ポール・オースターの翻訳が続けて二冊出た。一つは『偶然の音楽』、もう一つは『ルル・オン・ザ・ブリッジ』。後者は映画も公開中である。ぼくはさっそく、二冊を買い求め、映画を見に出かけた。オースターにはいつもわくわくさせられてきたが、一度に二冊と一本というのだから、今回はまさに胸がときめく思いだった。で、その感想だが、本も映画も、その余韻がいつまでも消えないほどである。
『偶然の音楽』は幼い頃に別れた父親からの遺産を偶然手にしてしまう男、ナッシュの話。彼は赤いツードアのサーブ900を買って、行く宛のないドライブに出かける。13カ月間、13万キロ、アメリカ中を走り回ったところでギャンブラーのポッツィに出会う。そこで、富豪相手に遺産を全部かけたポーカーの大勝負に出る。すっからかんになったあげくに1万ドルの負債を抱え込む。富豪の提案は石壁を作る作業で返済というものだった。
石を積み上げる作業は時給10ドル。二人で毎日10時間働けば50日で終わる。重さが20キロ以上ある石を来る日も来る日も積み上げていく単調な作業。監視付きの隠蔽された空間、無為な仕事。約束が守られるという保証はあてにならないから、それは一生つづくかもしれない。けれども、ナッシュは直情的なポッツィをなだめながら、何か充実感を持ちはじめる。二人の間に確かに認められる友情、徐々に形をなしていく壁。
『ルル・オン・ザ・ブリッジ』はテナー・サックスを吹くジャズ・ミュージシャンが主人公である。演奏中に彼は、恋愛のもつれに動転した若者の撃った銃弾に当たってしまう。救急車で病院に送られ一命を取り留める。そこから物語がはじまる。
眉間を撃たれて倒れている男が持っていたのは光る石。それをくるんでいた紙に書いてあった電話番号に電話をすると若い女性が出た。訪ねていって二人でその石にさわると、えもいわれぬ至福感。二人は恋に落ちる。「あなたはマッチ、それともライター?」「君は本当の人間、それとも精霊?」「ぼくは君のために死んでもいい」女優志願のウェイトレスは映画の主人公「ルル」に大抜擢され、アイルランドにロケに旅立つ。男は石を渡し、後から行くと約束する。しかし、石を捜す一味に捕まり、倉庫に閉じこめられる。
男は石のありかを教えない。なによりそれは、彼女を幸福にする石だから。けれども、一味は彼女に迫り、追いつめる。女は橋から川に身を投げる。男はうまく逃げ出すが、女は見つからない。もう一度、冒頭の撃たれる場面。
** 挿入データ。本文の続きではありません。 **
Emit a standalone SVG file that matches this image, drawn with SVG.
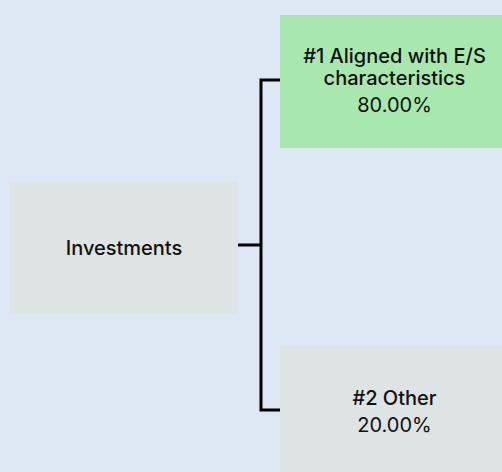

救急車で男が運ばれる。しかし途中で息絶える。救急車のサイレンがやむ。歩道を歩いていた彼女が、一人の人間の死を知る。
「リアル、それともイメージ?」。二つの作品に共通するモチーフ。遺産をもらった途端に消防士の仕事を辞める男。で13カ月間の行き先のないドライブ。遺産をかけた大博打。巨大な石壁を手作業でする作業。自由、幽閉感、達成感、そして友情。あるいは、ジャズ・ミュージシャンとしての仕事。流れ弾に当たる不幸。至福の石と天使のような女性。彼女が演ずるのは魔性の女「ルル」。自らを捨ててもその娘の未来に価値を見つけだす男。いったい「リアリティ」って何なのだろうと、あらためて考えさせられてしまう。「リアリティ」の不確かさ。それは最近では話題になった事件にお馴染みのテーマである。けれども、オースターの作品には、衝撃的な出来事から感じられるような殺伐さやおぞましさがない。本を読む間、映画を見る間に感じた至福の気持ち。しかし、これはやっぱりフィクションでしか感じられないものなのかもしれない。